YOUR GOAL - Go through the lines below and copy each one that holds the string "this".

<<<<

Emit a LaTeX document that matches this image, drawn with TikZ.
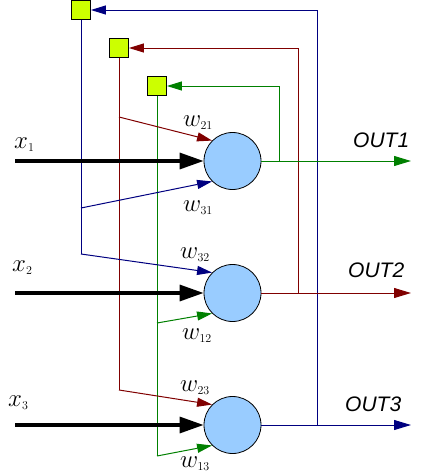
\documentclass[tikz,border=0pt]{standalone}
\usepackage{fontspec}
\newfontfamily\outfont{Liberation Sans}
\definecolor{NetBlue}{RGB}{0,0,128}
\definecolor{NetRed}{RGB}{128,0,0}
\definecolor{NetGreen}{RGB}{0,128,0}
\definecolor{NeuronFill}{RGB}{153,204,255}
\definecolor{DelayFill}{RGB}{204,255,0}
\usetikzlibrary{arrows.meta}

\begin{document}
\begin{tikzpicture}[x=1pt, y=-1pt,
    neuron/.style={circle, draw=black, fill=NeuronFill, minimum size=57pt, inner sep=0pt, line width=0.8pt},
    delay/.style={rectangle, draw=black, fill=DelayFill, minimum size=19pt, inner sep=0pt, line width=0.8pt},
    wire/.style={draw=#1, line width=1pt},
    arr/.style={wire=#1, -{Triangle[length=15pt, width=9pt]}},
    outarr/.style={wire=#1, -{Triangle[length=17pt, width=10pt]}},
    inarr/.style={-{Triangle[length=24pt, width=16pt]}, line width=3.3pt, black},
    lab/.style={anchor=base west, inner sep=0pt, font=\Huge},
    outlab/.style={anchor=base west, inner sep=0pt, font=\outfont\itshape\fontsize{21}{21}\selectfont}
]
    \useasboundingbox (0,0) rectangle (430,474);
    \node[delay] (d1) at (81,10) {};
    \node[delay] (d2) at (119,48) {};
    \node[delay] (d3) at (157,86) {};
    \node[neuron] (n1) at (232.5,161) {};
    \node[neuron] (n2) at (232.5,293) {};
    \node[neuron] (n3) at (232.5,425) {};
    \coordinate (in1) at (15,161);
    \coordinate (in2) at (15,293);
    \coordinate (in3) at (15,425);
    \coordinate (out1) at (411,161);
    \coordinate (out2) at (411,293);
    \coordinate (out3) at (411,425);
    \coordinate (b1) at (279,161);
    \coordinate (b2) at (298,293);
    \coordinate (b3) at (317,425);
    \coordinate (k21) at (119,117);
    \coordinate (k31) at (81,208);
    \coordinate (k32) at (81,254);
    \coordinate (k12) at (157,323);
    \coordinate (k23) at (119,390);
    \coordinate (k13) at (157,456);
    \draw[wire=NetBlue] (d1) -- (k32);
    \draw[wire=NetRed] (d2) -- (k23);
    \draw[wire=NetGreen] (d3) -- (k13);
    \draw[arr=NetRed] (k21) -- (n1.135);
    \draw[arr=NetBlue] (k31) -- (n1.225);
    \draw[arr=NetBlue] (k32) -- (n2.135);
    \draw[arr=NetGreen] (k12) -- (n2.225);
    \draw[arr=NetRed] (k23) -- (n3.135);
    \draw[arr=NetGreen] (k13) -- (n3.225);
    \draw[arr=NetGreen] (b1) |- (d3);
    \draw[arr=NetRed] (b2) |- (d2);
    \draw[arr=NetBlue] (b3) |- (d1);
    \draw[outarr=NetGreen] (n1) -- (out1);
    \draw[outarr=NetRed] (n2) -- (out2);
    \draw[outarr=NetBlue] (n3) -- (out3);
    \draw[inarr] (in1) -- (n1);
    \draw[inarr] (in2) -- (n2);
    \draw[inarr] (in3) -- (n3);
    \node[lab] (lx1) at (14,148) {$x_{\mbox{\large 1}}$};
    \node[lab] (lx2) at (12,271) {$x_{\mbox{\large 2}}$};
    \node[lab] (lx3) at (8,406) {$x_{\mbox{\large 3}}$};
    \node[lab] (lw21) at (183,126) {$w_{\mbox{\large 21}}$};
    \node[lab] (lw31) at (183,211) {$w_{\mbox{\large 31}}$};
    \node[lab] (lw32) at (180,258) {$w_{\mbox{\large 32}}$};
    \node[lab] (lw12) at (182,339) {$w_{\mbox{\large 12}}$};
    \node[lab] (lw23) at (180,391) {$w_{\mbox{\large 23}}$};
    \node[lab] (lw13) at (180,467) {$w_{\mbox{\large 13}}$};
    \node[outlab] (lo1) at (353,147) {OUT1};
    \node[outlab] (lo2) at (348,277) {OUT2};
    \node[outlab] (lo3) at (345,411) {OUT3};
\end{tikzpicture}
\end{document}
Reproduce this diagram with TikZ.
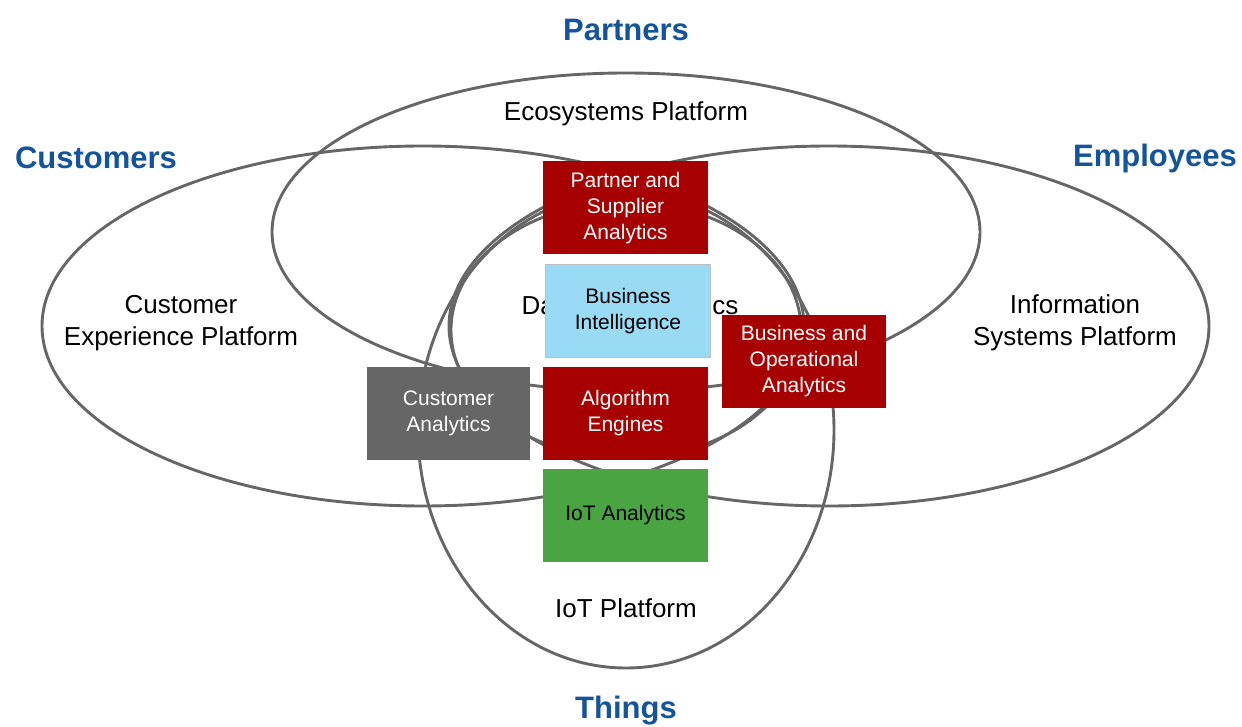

>>>>

RESULT -
Emit a LaTeX document that matches this image, drawn with TikZ.
Reproduce this diagram with TikZ.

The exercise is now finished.